* [Material supplied]:
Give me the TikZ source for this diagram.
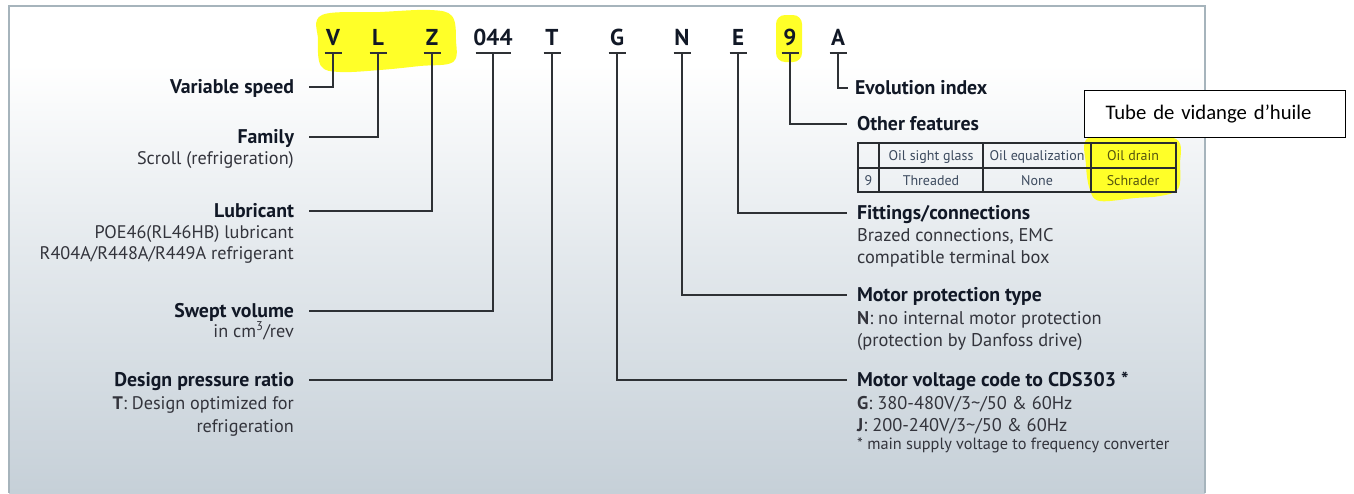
\documentclass[tikz,border=0pt]{standalone}
\usepackage{fontspec}
\setmainfont{PT Sans}
\newfontfamily\calib{Carlito}
\definecolor{ink}{HTML}{111826}
\definecolor{descink}{HTML}{33343C}
\definecolor{tabink}{HTML}{3C4A5E}
\definecolor{olive}{HTML}{55550F}
\definecolor{linec}{HTML}{2E3135}
\definecolor{framec}{HTML}{A6B4BC}
\definecolor{bgbot}{HTML}{C6D0D8}
\definecolor{bgmid}{HTML}{E4E9ED}
\definecolor{hl}{RGB}{255,255,40}
\pgfdeclareverticalshading{bgshade}{100bp}{color(0bp)=(bgbot); color(25bp)=(bgbot); color(50bp)=(bgmid); color(69bp)=(white); color(100bp)=(white)}
\begin{document}
\begin{tikzpicture}[x=1pt,y=-1pt,
  code/.style={font=\fontsize{23}{23}\selectfont\bfseries, text=ink, anchor=base, inner sep=0pt},
  lhead/.style={font=\fontsize{19.8}{21}\selectfont\bfseries, text=ink, anchor=base east, inner sep=0pt, outer xsep=15pt, text height=13pt, text depth=0pt},
  rhead/.style={font=\fontsize{19.8}{21}\selectfont\bfseries, text=ink, anchor=base west, inner sep=0pt, outer xsep=10pt, text height=13pt, text depth=0pt},
  ldesc/.style={font=\fontsize{18.2}{20}\selectfont, text=descink, anchor=base east, inner sep=0pt},
  rdesc/.style={font=\fontsize{18.4}{20}\selectfont, text=descink, anchor=base west, inner sep=0pt},
  foot/.style={font=\fontsize{16.3}{18}\selectfont, text=descink, anchor=base west, inner sep=0pt},
  tab/.style={font=\fontsize{14}{16}\selectfont, text=tabink, anchor=base, inner sep=0pt},
  tabhl/.style={font=\fontsize{14}{16}\selectfont, text=olive, anchor=base, inner sep=0pt},
  conn/.style={draw=linec, line width=2pt},
  uline/.style={draw=linec, line width=2pt},
  tabline/.style={draw=linec!90!black, line width=1.6pt},
  frame/.style={draw=framec, line width=2.5pt},
  note/.style={draw=black, line width=1.1pt, fill=white, minimum width=261pt, minimum height=47pt, font=\calib\fontsize{20.7}{22}\selectfont, text=black, inner sep=0pt}
]
\useasboundingbox (0,0) rectangle (1354,493);
\fill[white] (0,0) rectangle (1354,493);
% background panel
\shade[shading=bgshade] (9,6) rectangle (1205,493);
\draw[frame] (9,493) -- (9,6) -- (1205,6) -- (1205,493);

% highlights
\fill[hl] plot[smooth cycle, tension=0.6] coordinates {(322,15) (380,12) (430,10) (452,16) (456,40) (453,62) (420,66) (380,70) (340,72) (321,66) (318,40)};
\fill[hl, rounded corners=9pt] (776,15) rectangle (802,62);
\fill[hl] plot[smooth cycle, tension=0.6] coordinates {(1088,138) (1130,137) (1176,139) (1180,165) (1178,189) (1160,196) (1135,198) (1100,201) (1090,190) (1086,165)};

% code letters
\node[code] (cV) at (333,45.5) {V};
\node[code] (cL) at (378,45.5) {L};
\node[code] (cZ) at (432,45.5) {Z};
\node[code] (c044) at (493,45.5) {044};
\node[code] (cT) at (552,45.5) {T};
\node[code] (cG) at (617,45.5) {G};
\node[code] (cN) at (682,45.5) {N};
\node[code] (cE) at (738,45.5) {E};
\node[code] (c9) at (790,45.5) {9};
\node[code] (cA) at (838,45.5) {A};
\foreach \n/\w in {V/8.5,L/8.5,Z/8.5,T/8.5,G/8.5,N/8.5,E/8.5,9/8.5,A/8.5,044/17.5}{
  \coordinate (u\n) at ([yshift=-7pt]c\n.base);
  \draw[uline] ([xshift=-\w pt]u\n) -- ([xshift=\w pt]u\n);
}

% left labels
\node[lhead] (hVar) at (309,93.5) {Variable speed};
\node[lhead] (hFam) at (309,143.5) {Family};
\node[ldesc] (dFam) at (294,164) {Scroll (refrigeration)};
\node[lhead] (hLub) at (309,217.5) {Lubricant};
\node[ldesc] (dLub1) at (294,238) {POE46(RL46HB) lubricant};
\node[ldesc] (dLub2) at (294,259) {R404A/R448A/R449A refrigerant};
\node[lhead] (hSw) at (309,317) {Swept volume};
\node[ldesc] (dSw) at (294,337) {in cm\textsuperscript{3}/rev};
\node[lhead] (hDes) at (309,386) {Design pressure ratio};
\node[ldesc] (dDes1) at (294,409) {\textbf{T}: Design optimized for};
\node[ldesc] (dDes2) at (294,432) {refrigeration};

% right labels
\node[rhead, outer xsep=7pt] (hEvo) at (848,94.5) {Evolution index};
\node[rhead] (hOth) at (847,130) {Other features};
\node[rhead] (hFit) at (847,219) {Fittings/connections};
\node[rdesc] (dFit1) at (857,241) {Brazed connections, EMC};
\node[rdesc] (dFit2) at (857,263.5) {compatible terminal box};
\node[rhead] (hMot) at (847,301.5) {Motor protection type};
\node[rdesc] (dMot1) at (857,324) {\textbf{N}: no internal motor protection};
\node[rdesc] (dMot2) at (857,346.5) {(protection by Danfoss drive)};
\node[rhead] (hVol) at (847,386.5) {Motor voltage code to CDS303 *};
\node[rdesc] (dVol1) at (857,409) {\textbf{G}: 380-480V/3\textasciitilde/50 \& 60Hz};
\node[rdesc] (dVol2) at (857,431) {\textbf{J}: 200-240V/3\textasciitilde/50 \& 60Hz};
\node[foot] (dVol3) at (857,449.5) {* main supply voltage to frequency converter};

% connectors
\draw[conn] (uV) |- (hVar.east);
\draw[conn] (uL) |- (hFam.east);
\draw[conn] (uZ) |- (hLub.east);
\draw[conn] (u044) |- (hSw.east);
\draw[conn] (uT) |- (hDes.east);
\draw[conn] (uG) |- (hVol.west);
\draw[conn] (uN) |- (hMot.west);
\draw[conn] (uE) |- (hFit.west);
\draw[conn] (u9) |- (hOth.west);
\draw[conn] (uA) |- (hEvo.west);

% table
\draw[tabline] (858,143) rectangle (1176,192);
\draw[tabline] (858,168) -- (1176,168);
\foreach \cx in {879,983,1091}{\draw[tabline] (\cx,143) -- (\cx,192);}
\node[tab] (t12) at (931,160.5) {Oil sight glass};
\node[tab] (t13) at (1037,160.5) {Oil equalization};
\node[tabhl] (t14) at (1133,160.5) {Oil drain};
\node[tab] (t21) at (868.5,185) {9};
\node[tab] (t22) at (931,185) {Threaded};
\node[tab] (t23) at (1037,185) {None};
\node[tabhl] (t24) at (1133,185) {Schrader};

% annotation box
\node[note, anchor=north west, text width=219pt, align=left] (box) at (1084,90) {Tube de vidange d’huile};
\end{tikzpicture}
\end{document}
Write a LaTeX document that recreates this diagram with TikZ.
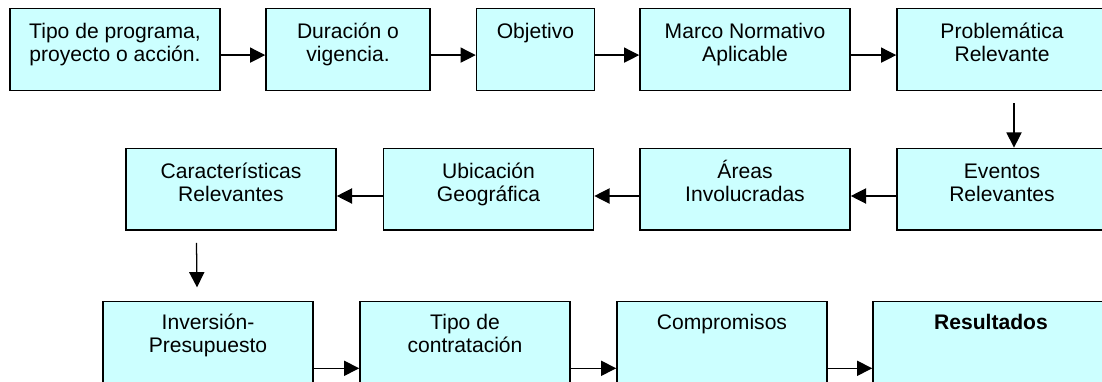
\documentclass[tikz,border=0pt]{standalone}
\usepackage{fontspec}
\setmainfont{Liberation Sans}
\usepackage{xcolor}
\usetikzlibrary{positioning,arrows.meta}
\definecolor{celeste}{RGB}{204,255,255}
\newcommand{\rtop}{\rule{0pt}{1em}}

\begin{document}
\begin{tikzpicture}[x=0.025cm,y=-0.025cm,
    caja/.style={draw=black, fill=celeste, line width=1.1pt, inner sep=0pt,
      minimum width=5.25cm, minimum height=2.04cm},
    rotulo/.style={align=center, inner sep=0pt,
      font=\fontsize{15}{16.4}\selectfont},
    flecha/.style={line width=0.9pt, -{Triangle[length=0.38cm,width=0.38cm]}}]
        \useasboundingbox (0,0) rectangle (1102,381);
        \clip (0,0) rectangle (1102,381);
        % fila 1
        \node[caja] (tipo) at (115,49.5) {};
        \node[caja, minimum width=4.1cm] (dura) at (348,49.5) {};
        \node[caja, minimum width=2.95cm] (obj) at (535.5,49.5) {};
        \node[caja] (marco) at (745,49.5) {};
        \node[caja] (prob) at (1002,49.5) {};
        \node[rotulo, below=0.24cm of tipo.north] (tipo-t) {\rtop Tipo de programa,\\proyecto o acción.};
        \node[rotulo, below=0.24cm of dura.north] (dura-t) {\rtop Duración o\\vigencia.};
        \node[rotulo, below=0.24cm of obj.north] (obj-t) {\rtop Objetivo};
        \node[rotulo, below=0.24cm of marco.north] (marco-t) {\rtop Marco Normativo\\Aplicable};
        \node[rotulo, below=0.24cm of prob.north] (prob-t) {\rtop Problemática\\Relevante};
        % fila 2
        \node[caja] (caract) at (231,189.2) {};
        \node[caja] (ubic) at (488.5,189.2) {};
        \node[caja] (areas) at (745,189.2) {};
        \node[caja] (eventos) at (1002,189.2) {};
        \node[rotulo, below=0.24cm of caract.north] (caract-t) {\rtop Características\\Relevantes};
        \node[rotulo, below=0.24cm of ubic.north] (ubic-t) {\rtop Ubicación\\Geográfica};
        \node[rotulo, below=0.24cm of areas.north] (areas-t) {\rtop Áreas\\Involucradas};
        \node[rotulo, below=0.24cm of eventos.north] (eventos-t) {\rtop Eventos\\Relevantes};
        % fila 3
        \node[caja, minimum height=3.33cm] (inv) at (208,368.3) {};
        \node[caja, minimum height=3.33cm] (contr) at (465,368.3) {};
        \node[caja, minimum height=3.33cm] (comp) at (722,368.3) {};
        \node[caja, minimum height=3.33cm, minimum width=5.9cm] (res) at (991,368.3) {};
        \node[rotulo, below=0.19cm of inv.north] (inv-t) {\rtop Inversión-\\Presupuesto};
        \node[rotulo, below=0.19cm of contr.north] (contr-t) {\rtop Tipo de\\contratación};
        \node[rotulo, below=0.19cm of comp.north] (comp-t) {\rtop Compromisos};
        \node[rotulo, below=0.19cm of res.north] (res-t) {\rtop\textbf{Resultados}};
        % flechas
        \draw[flecha] ([yshift=-0.14cm]tipo.east) -- ([yshift=-0.14cm]dura.west);
        \draw[flecha] ([yshift=-0.14cm]dura.east) -- ([yshift=-0.14cm]obj.west);
        \draw[flecha] ([yshift=-0.14cm]obj.east) -- ([yshift=-0.14cm]marco.west);
        \draw[flecha] ([yshift=-0.14cm]marco.east) -- ([yshift=-0.14cm]prob.west);
        \draw[flecha] ([xshift=0.3cm,yshift=-0.3cm]prob.south) -- ([xshift=0.3cm]eventos.north);
        \draw[flecha] ([yshift=-0.17cm]eventos.west) -- ([yshift=-0.17cm]areas.east);
        \draw[flecha] ([yshift=-0.17cm]areas.west) -- ([yshift=-0.17cm]ubic.east);
        \draw[flecha] ([yshift=-0.17cm]ubic.west) -- ([yshift=-0.17cm]caract.east);
        \draw[flecha] ([xshift=-0.8625cm,yshift=-0.3cm]caract.south) -- ([xshift=-0.275cm,yshift=0.34cm]inv.north);
        \draw[flecha] (inv.east) -- (contr.west);
        \draw[flecha] (contr.east) -- (comp.west);
        \draw[flecha] (comp.east) -- (res.west);
      \end{tikzpicture}
\end{document}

* [Description of the task]: Transcribe exactly, with no pictures, the lines running from the first line of the material through the line holding "(1205,6) -- (1205,493);".

* [Right answer]:
Give me the TikZ source for this diagram.
\documentclass[tikz,border=0pt]{standalone}
\usepackage{fontspec}
\setmainfont{PT Sans}
\newfontfamily\calib{Carlito}
\definecolor{ink}{HTML}{111826}
\definecolor{descink}{HTML}{33343C}
\definecolor{tabink}{HTML}{3C4A5E}
\definecolor{olive}{HTML}{55550F}
\definecolor{linec}{HTML}{2E3135}
\definecolor{framec}{HTML}{A6B4BC}
\definecolor{bgbot}{HTML}{C6D0D8}
\definecolor{bgmid}{HTML}{E4E9ED}
\definecolor{hl}{RGB}{255,255,40}
\pgfdeclareverticalshading{bgshade}{100bp}{color(0bp)=(bgbot); color(25bp)=(bgbot); color(50bp)=(bgmid); color(69bp)=(white); color(100bp)=(white)}
\begin{document}
\begin{tikzpicture}[x=1pt,y=-1pt,
  code/.style={font=\fontsize{23}{23}\selectfont\bfseries, text=ink, anchor=base, inner sep=0pt},
  lhead/.style={font=\fontsize{19.8}{21}\selectfont\bfseries, text=ink, anchor=base east, inner sep=0pt, outer xsep=15pt, text height=13pt, text depth=0pt},
  rhead/.style={font=\fontsize{19.8}{21}\selectfont\bfseries, text=ink, anchor=base west, inner sep=0pt, outer xsep=10pt, text height=13pt, text depth=0pt},
  ldesc/.style={font=\fontsize{18.2}{20}\selectfont, text=descink, anchor=base east, inner sep=0pt},
  rdesc/.style={font=\fontsize{18.4}{20}\selectfont, text=descink, anchor=base west, inner sep=0pt},
  foot/.style={font=\fontsize{16.3}{18}\selectfont, text=descink, anchor=base west, inner sep=0pt},
  tab/.style={font=\fontsize{14}{16}\selectfont, text=tabink, anchor=base, inner sep=0pt},
  tabhl/.style={font=\fontsize{14}{16}\selectfont, text=olive, anchor=base, inner sep=0pt},
  conn/.style={draw=linec, line width=2pt},
  uline/.style={draw=linec, line width=2pt},
  tabline/.style={draw=linec!90!black, line width=1.6pt},
  frame/.style={draw=framec, line width=2.5pt},
  note/.style={draw=black, line width=1.1pt, fill=white, minimum width=261pt, minimum height=47pt, font=\calib\fontsize{20.7}{22}\selectfont, text=black, inner sep=0pt}
]
\useasboundingbox (0,0) rectangle (1354,493);
\fill[white] (0,0) rectangle (1354,493);
% background panel
\shade[shading=bgshade] (9,6) rectangle (1205,493);
\draw[frame] (9,493) -- (9,6) -- (1205,6) -- (1205,493);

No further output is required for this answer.